A Better Way To "Celebrate"
If you are a leader and you want to actually move the needle this March, stop the brunch. Stop the panels where women talk to other women about how hard it is to be a woman.
Instead, do this:
- Publish The Numbers: Not just the broad strokes. Show the pay gap by department. Show the promotion rates by gender over the last five years.
- Kill The "Culture Fit": "Culture fit" is code for "people who look and act like me." Replace it with "culture add."
- Audit The "Office Housework": Who is taking the notes? Who is organizing the holiday party? Who is "smoothing over" the interpersonal conflicts? In almost every organization, this unpromotable labor falls on women. Stop celebrating their "emotional intelligence" and start paying for it—or distribute it equally.

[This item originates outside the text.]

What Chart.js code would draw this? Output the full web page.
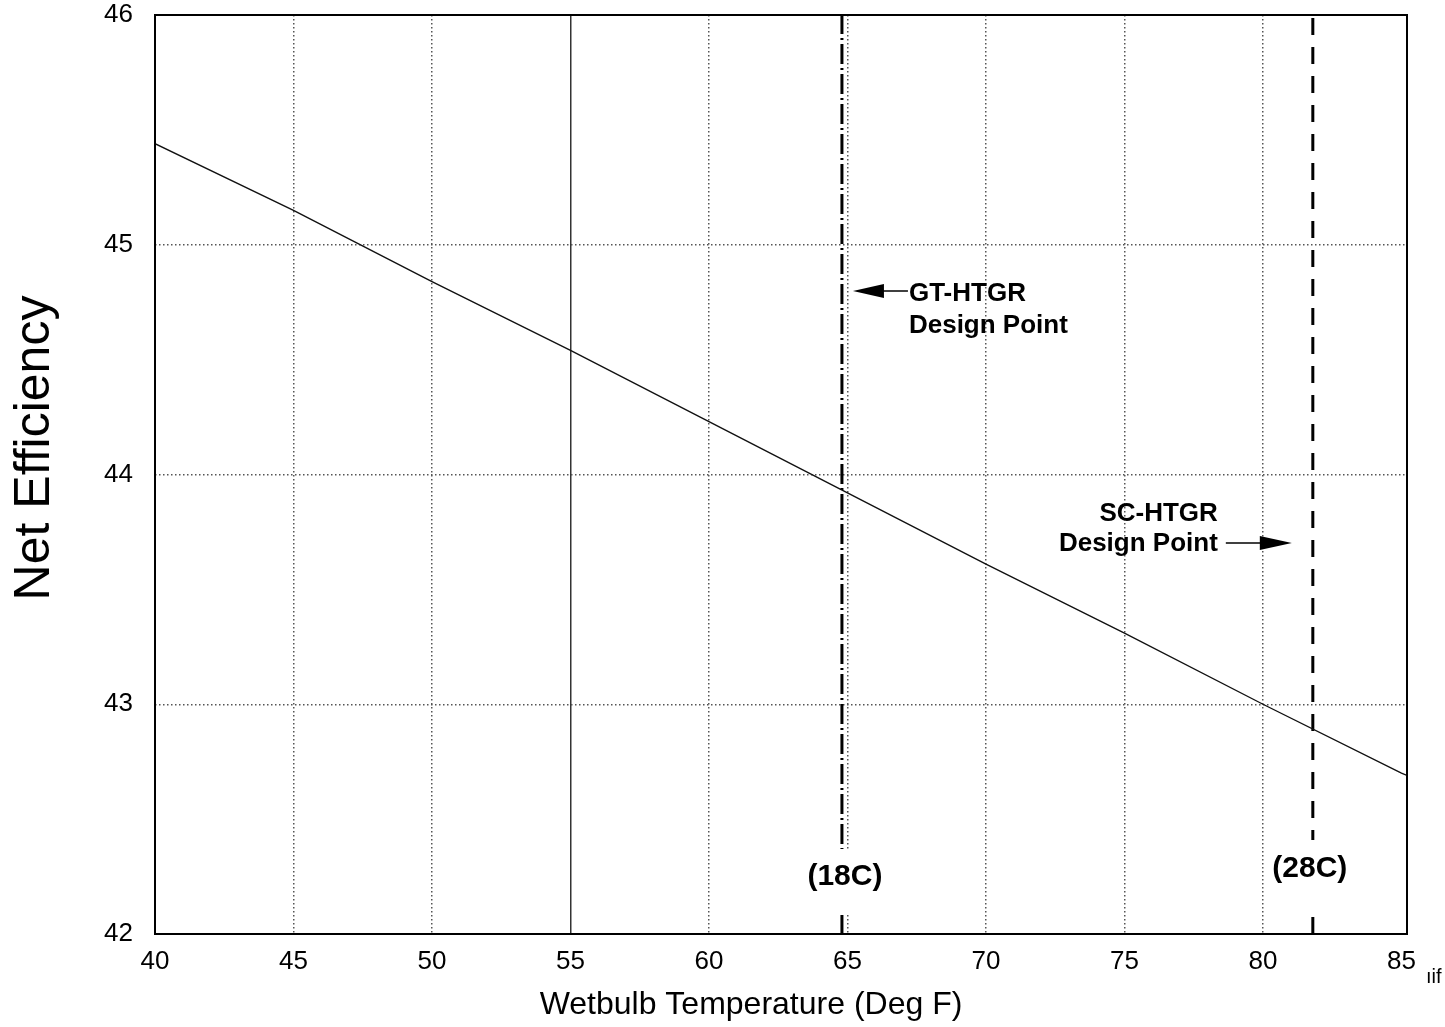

- End The "Confidence" Narrative: Stop telling women to be more like men. Start training men to listen more like women. Research shows that diverse teams are more innovative and profitable, yet we still try to mold everyone into the "command and control" archetype of the 1950s.
The Brutal Truth
International Women’s Day has been hijacked by the very systems it was meant to dismantle. It has become the "thoughts and prayers" of the corporate world. It is a day of recognition that serves to prevent the necessity of redistribution.
We don't need another year of "knowing the facts." We know the facts. We’ve known them for decades. What we lack is the courage to make the changes that actually hurt—the changes that require those in power to relinquish their grip.
Until your "celebration" involves a transfer of power, money, or opportunity, it is just noise.
Put down the cupcake. Open the payroll. Fix the system.
Otherwise, stay quiet and let the rest of us work.